INSTRUCTIONS FOR THE TASK -
Copy out all the lines exactly. Omit pictures.

DATA EXCERPT -
···

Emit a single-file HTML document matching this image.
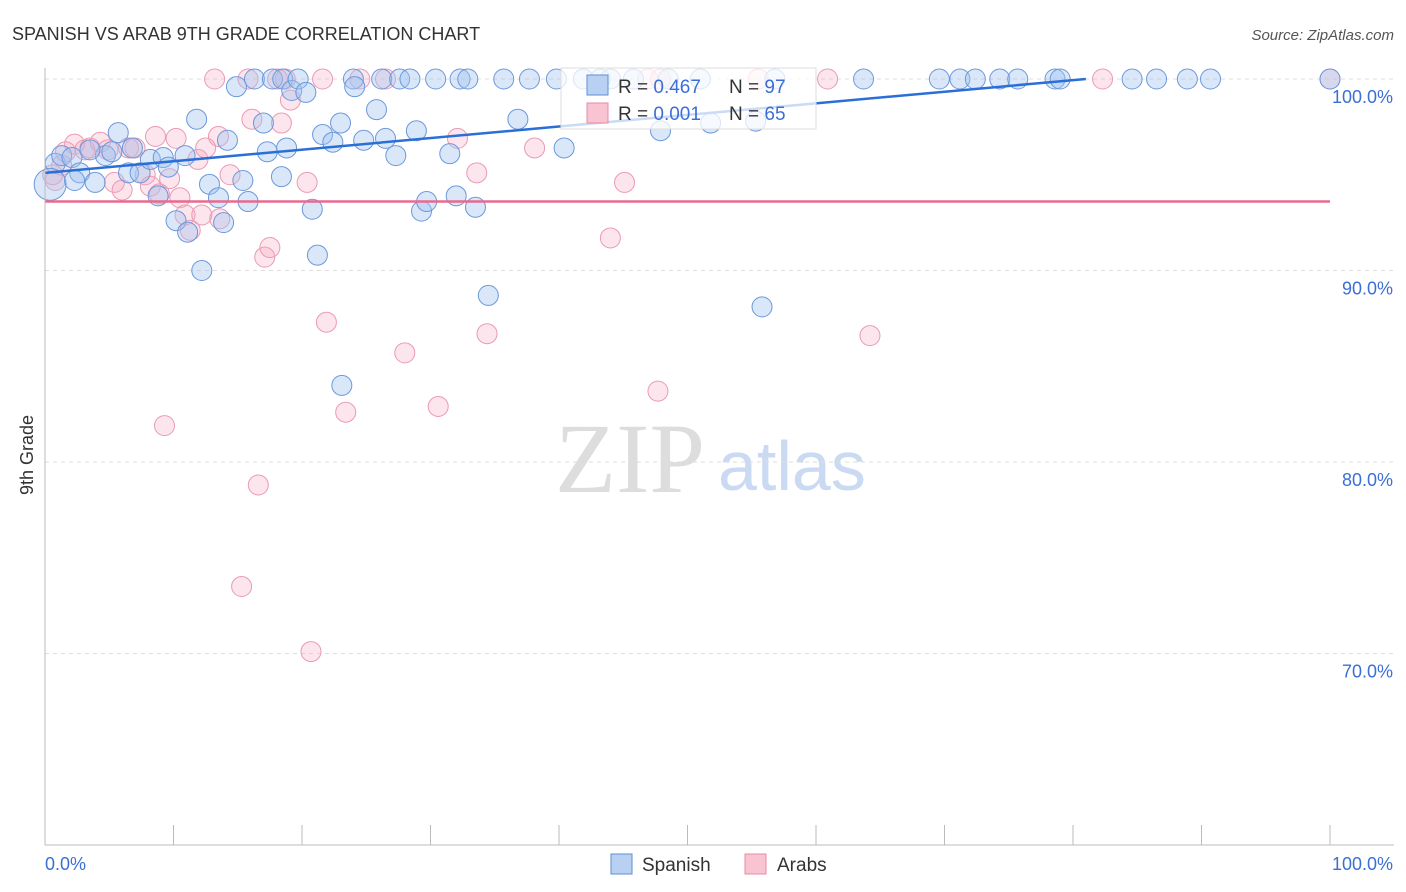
<!DOCTYPE html>
<html><head><meta charset="utf-8"><style>
body{margin:0;background:#fff;font-family:"Liberation Sans",sans-serif}
svg{display:block}
</style></head><body>
<svg width="1406" height="892" id="c">
<text x="12" y="40" font-size="18" fill="#333">SPANISH VS ARAB 9TH GRADE CORRELATION CHART</text>
<text x="1394" y="40" font-size="15" fill="#555" text-anchor="end" font-style="italic">Source: ZipAtlas.com</text>
<text x="555" y="492" font-size="100" fill="#ddd" font-family="Liberation Serif,serif">ZIP</text>
<text x="718" y="490" font-size="70" fill="#c9daf2">atlas</text>
<g id="grid"></g><g id="pts"></g><g id="lines"></g>
<line x1="45" y1="68" x2="45" y2="845" stroke="#bbb"/>
<line x1="45" y1="845" x2="1394" y2="845" stroke="#bbb"/>
<text transform="translate(33,455) rotate(-90)" font-size="18" fill="#333" text-anchor="middle">9th Grade</text>
<text x="45" y="870" font-size="18" fill="#3b6fd6">0.0%</text>
<text x="1393" y="870" font-size="18" fill="#3b6fd6" text-anchor="end">100.0%</text>
<g>
<rect x="561" y="68" width="255" height="61" fill="rgba(255,255,255,0.75)" stroke="#ddd"/>
<rect x="587" y="75" width="21" height="20" fill="#b8d0f2" stroke="#5b8fd6"/>
<text x="618" y="93" font-size="19" fill="#333">R = <tspan fill="#3b6fd6">0.467</tspan></text>
<text x="729" y="93" font-size="19" fill="#333">N = <tspan fill="#3b6fd6">97</tspan></text>
<rect x="587" y="103" width="21" height="20" fill="#f8c4d2" stroke="#e88aa6"/>
<text x="618" y="120" font-size="19" fill="#333">R = <tspan fill="#3b6fd6">0.001</tspan></text>
<text x="729" y="120" font-size="19" fill="#333">N = <tspan fill="#3b6fd6">65</tspan></text>
</g>
<g>
<rect x="611" y="854" width="21" height="20" fill="#b8d0f2" stroke="#5b8fd6"/>
<text x="642" y="871" font-size="19" fill="#333">Spanish</text>
<rect x="745" y="854" width="21" height="20" fill="#f8c4d2" stroke="#e88aa6"/>
<text x="777" y="871" font-size="19" fill="#333">Arabs</text>
</g>
</svg>
<script>
const yTicks=[100,90,80,70];
const yTickLabels=["100.0%","90.0%","80.0%","70.0%"];
const blueX=[0.8,1.3,2.1,2.7,3.9,4.7,5.2,5.7,6.5,6.8,7.4,8.2,8.8,9.2,9.6,10.2,10.9,11.1,11.8,12.2,12.8,13.5,13.9,14.2,14.9,15.4,15.8,16.3,17.0,17.3,17.7,18.5,19.2,19.7,20.3,18.8,18.4,20.8,21.2,21.6,22.4,23.0,23.1,24.0,24.1,24.8,25.8,26.2,26.5,27.3,27.6,28.4,28.9,29.3,29.7,30.4,31.5,32.0,32.3,32.9,33.5,34.5,35.7,36.8,37.7,39.8,40.4,41.9,43.2,44.0,45.8,47.9,48.5,51.0,51.8,55.3,55.8,56.8,63.7,69.6,71.2,72.4,74.3,75.7,78.6,79.0,84.6,86.5,88.9,90.7,100,0.4,2.3,3.5];
const blueY=[95.6,96.0,95.9,95.1,94.6,96.0,96.2,97.2,95.1,96.4,95.1,95.8,93.9,95.9,95.4,92.6,96.0,92.0,97.9,90.0,94.5,93.8,92.5,96.8,99.6,94.7,93.6,100,97.7,96.2,100,100,99.4,100,99.3,96.4,94.9,93.2,90.8,97.1,96.7,97.7,84.0,100,99.6,96.8,98.4,100,96.9,96.0,100,100,97.3,93.1,93.6,100,96.1,93.9,100,100,93.3,88.7,100,97.9,100,100,96.4,100,100,100,100,97.3,100,100,97.7,97.8,88.1,100,100,100,100,100,100,100,100,100,100,100,100,100,100,94.5,94.7,96.3];
const pinkX=[0.8,1.3,2.3,3.1,3.5,4.3,4.9,5.4,6.0,6.5,7.0,7.8,8.2,8.6,8.9,9.3,9.7,10.2,10.5,10.9,11.3,11.9,12.2,12.5,13.2,13.5,13.6,14.4,15.3,15.8,16.1,16.6,17.1,17.5,18.1,18.4,18.7,19.1,20.4,20.7,21.6,21.9,23.4,24.5,26.5,28.0,30.6,32.1,33.6,34.4,38.1,44.0,45.1,46.9,47.7,47.9,55.5,60.9,64.2,82.3,100,1.6,0.6];
const pinkY=[94.7,95.5,96.6,96.3,96.4,96.7,96.3,94.6,94.2,96.4,96.4,95.0,94.4,97.0,94.0,81.9,94.8,96.9,93.8,92.9,92.1,95.8,92.9,96.4,100,97.0,92.7,95.0,73.5,100,97.9,78.8,90.7,91.2,100,97.7,100,98.9,94.6,70.1,100,87.3,82.6,100,100,85.7,82.9,96.9,95.1,86.7,96.4,91.7,94.6,100,83.7,100,100,100,86.6,100,100,96.2,95.0];
const blueTrend=[[0,95.1],[81,100]];
const pinkTrend=[[0,93.6],[100,93.6]];
const NS="http://www.w3.org/2000/svg";
const sx=v=>45+v*12.85, sy=v=>79+(100-v)*19.15;
function mk(t,a,p){const e=document.createElementNS(NS,t);for(const k in a)e.setAttribute(k,a[k]);p.appendChild(e);return e;}
const grid=document.getElementById('grid');
yTicks.forEach((t,i)=>{
 const l=mk('line',{x1:45,x2:1394,y1:sy(t),y2:sy(t),stroke:'#ddd','stroke-dasharray':'4,4'},grid);
 
 
 const tx=mk('text',{x:1393,y:sy(t)+24,'font-size':18,fill:'#3b6fd6','text-anchor':'end'},grid);
 tx.textContent=yTickLabels[i];
 
 
});
for(let i=0;i<=10;i++){
 const l=mk('line',{x1:sx(i*10),x2:sx(i*10),y1:825,y2:845,stroke:'#bbb'},grid);
 
 
}
const pts=document.getElementById('pts');
pinkX.forEach((x,i)=>{
 const c=mk('circle',{cx:sx(x),cy:sy(pinkY[i]),r:10,fill:'rgba(244,170,192,0.3)',stroke:'#eb9ab3','stroke-width':1},pts);
 
 
});
blueX.forEach((x,i)=>{
 const c=mk('circle',{cx:sx(x),cy:sy(blueY[i]),r:i==91?16:10,fill:'rgba(160,196,240,0.4)',stroke:'#6b98dc','stroke-width':1},pts);
 
 
});
const lines=document.getElementById('lines');
const bl=mk('line',{x1:sx(blueTrend[0][0]),y1:sy(blueTrend[0][1]),x2:sx(blueTrend[1][0]),y2:sy(blueTrend[1][1]),stroke:'#2a6fd6','stroke-width':2.5},lines);


const pl=mk('line',{x1:sx(pinkTrend[0][0]),y1:sy(pinkTrend[0][1]),x2:sx(pinkTrend[1][0]),y2:sy(pinkTrend[1][1]),stroke:'#e86a90','stroke-width':2.5},lines);


</script>
</body></html>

···

RESPONSE TO THIS EXERCISE -
Emit a single-file HTML document matching this image.
<!DOCTYPE html>
<html><head><meta charset="utf-8"><style>
body{margin:0;background:#fff;font-family:"Liberation Sans",sans-serif}
svg{display:block}
</style></head><body>
<svg width="1406" height="892" id="c">
<text x="12" y="40" font-size="18" fill="#333">SPANISH VS ARAB 9TH GRADE CORRELATION CHART</text>
<text x="1394" y="40" font-size="15" fill="#555" text-anchor="end" font-style="italic">Source: ZipAtlas.com</text>
<text x="555" y="492" font-size="100" fill="#ddd" font-family="Liberation Serif,serif">ZIP</text>
<text x="718" y="490" font-size="70" fill="#c9daf2">atlas</text>
<g id="grid"></g><g id="pts"></g><g id="lines"></g>
<line x1="45" y1="68" x2="45" y2="845" stroke="#bbb"/>
<line x1="45" y1="845" x2="1394" y2="845" stroke="#bbb"/>
<text transform="translate(33,455) rotate(-90)" font-size="18" fill="#333" text-anchor="middle">9th Grade</text>
<text x="45" y="870" font-size="18" fill="#3b6fd6">0.0%</text>
<text x="1393" y="870" font-size="18" fill="#3b6fd6" text-anchor="end">100.0%</text>
<g>
<rect x="561" y="68" width="255" height="61" fill="rgba(255,255,255,0.75)" stroke="#ddd"/>
<rect x="587" y="75" width="21" height="20" fill="#b8d0f2" stroke="#5b8fd6"/>
<text x="618" y="93" font-size="19" fill="#333">R = <tspan fill="#3b6fd6">0.467</tspan></text>
<text x="729" y="93" font-size="19" fill="#333">N = <tspan fill="#3b6fd6">97</tspan></text>
<rect x="587" y="103" width="21" height="20" fill="#f8c4d2" stroke="#e88aa6"/>
<text x="618" y="120" font-size="19" fill="#333">R = <tspan fill="#3b6fd6">0.001</tspan></text>
<text x="729" y="120" font-size="19" fill="#333">N = <tspan fill="#3b6fd6">65</tspan></text>
</g>
<g>
<rect x="611" y="854" width="21" height="20" fill="#b8d0f2" stroke="#5b8fd6"/>
<text x="642" y="871" font-size="19" fill="#333">Spanish</text>
<rect x="745" y="854" width="21" height="20" fill="#f8c4d2" stroke="#e88aa6"/>
<text x="777" y="871" font-size="19" fill="#333">Arabs</text>
</g>
</svg>
<script>
const yTicks=[100,90,80,70];
const yTickLabels=["100.0%","90.0%","80.0%","70.0%"];
const blueX=[0.8,1.3,2.1,2.7,3.9,4.7,5.2,5.7,6.5,6.8,7.4,8.2,8.8,9.2,9.6,10.2,10.9,11.1,11.8,12.2,12.8,13.5,13.9,14.2,14.9,15.4,15.8,16.3,17.0,17.3,17.7,18.5,19.2,19.7,20.3,18.8,18.4,20.8,21.2,21.6,22.4,23.0,23.1,24.0,24.1,24.8,25.8,26.2,26.5,27.3,27.6,28.4,28.9,29.3,29.7,30.4,31.5,32.0,32.3,32.9,33.5,34.5,35.7,36.8,37.7,39.8,40.4,41.9,43.2,44.0,45.8,47.9,48.5,51.0,51.8,55.3,55.8,56.8,63.7,69.6,71.2,72.4,74.3,75.7,78.6,79.0,84.6,86.5,88.9,90.7,100,0.4,2.3,3.5];
const blueY=[95.6,96.0,95.9,95.1,94.6,96.0,96.2,97.2,95.1,96.4,95.1,95.8,93.9,95.9,95.4,92.6,96.0,92.0,97.9,90.0,94.5,93.8,92.5,96.8,99.6,94.7,93.6,100,97.7,96.2,100,100,99.4,100,99.3,96.4,94.9,93.2,90.8,97.1,96.7,97.7,84.0,100,99.6,96.8,98.4,100,96.9,96.0,100,100,97.3,93.1,93.6,100,96.1,93.9,100,100,93.3,88.7,100,97.9,100,100,96.4,100,100,100,100,97.3,100,100,97.7,97.8,88.1,100,100,100,100,100,100,100,100,100,100,100,100,100,100,94.5,94.7,96.3];
const pinkX=[0.8,1.3,2.3,3.1,3.5,4.3,4.9,5.4,6.0,6.5,7.0,7.8,8.2,8.6,8.9,9.3,9.7,10.2,10.5,10.9,11.3,11.9,12.2,12.5,13.2,13.5,13.6,14.4,15.3,15.8,16.1,16.6,17.1,17.5,18.1,18.4,18.7,19.1,20.4,20.7,21.6,21.9,23.4,24.5,26.5,28.0,30.6,32.1,33.6,34.4,38.1,44.0,45.1,46.9,47.7,47.9,55.5,60.9,64.2,82.3,100,1.6,0.6];
const pinkY=[94.7,95.5,96.6,96.3,96.4,96.7,96.3,94.6,94.2,96.4,96.4,95.0,94.4,97.0,94.0,81.9,94.8,96.9,93.8,92.9,92.1,95.8,92.9,96.4,100,97.0,92.7,95.0,73.5,100,97.9,78.8,90.7,91.2,100,97.7,100,98.9,94.6,70.1,100,87.3,82.6,100,100,85.7,82.9,96.9,95.1,86.7,96.4,91.7,94.6,100,83.7,100,100,100,86.6,100,100,96.2,95.0];
const blueTrend=[[0,95.1],[81,100]];
const pinkTrend=[[0,93.6],[100,93.6]];
const NS="http://www.w3.org/2000/svg";
const sx=v=>45+v*12.85, sy=v=>79+(100-v)*19.15;
function mk(t,a,p){const e=document.createElementNS(NS,t);for(const k in a)e.setAttribute(k,a[k]);p.appendChild(e);return e;}
const grid=document.getElementById('grid');
yTicks.forEach((t,i)=>{
 const l=mk('line',{x1:45,x2:1394,y1:sy(t),y2:sy(t),stroke:'#ddd','stroke-dasharray':'4,4'},grid);
 
 
 const tx=mk('text',{x:1393,y:sy(t)+24,'font-size':18,fill:'#3b6fd6','text-anchor':'end'},grid);
 tx.textContent=yTickLabels[i];
 
 
});
for(let i=0;i<=10;i++){
 const l=mk('line',{x1:sx(i*10),x2:sx(i*10),y1:825,y2:845,stroke:'#bbb'},grid);
 
 
}
const pts=document.getElementById('pts');
pinkX.forEach((x,i)=>{
 const c=mk('circle',{cx:sx(x),cy:sy(pinkY[i]),r:10,fill:'rgba(244,170,192,0.3)',stroke:'#eb9ab3','stroke-width':1},pts);
 
 
});
blueX.forEach((x,i)=>{
 const c=mk('circle',{cx:sx(x),cy:sy(blueY[i]),r:i==91?16:10,fill:'rgba(160,196,240,0.4)',stroke:'#6b98dc','stroke-width':1},pts);
 
 
});
const lines=document.getElementById('lines');
const bl=mk('line',{x1:sx(blueTrend[0][0]),y1:sy(blueTrend[0][1]),x2:sx(blueTrend[1][0]),y2:sy(blueTrend[1][1]),stroke:'#2a6fd6','stroke-width':2.5},lines);


const pl=mk('line',{x1:sx(pinkTrend[0][0]),y1:sy(pinkTrend[0][1]),x2:sx(pinkTrend[1][0]),y2:sy(pinkTrend[1][1]),stroke:'#e86a90','stroke-width':2.5},lines);


</script>
</body></html>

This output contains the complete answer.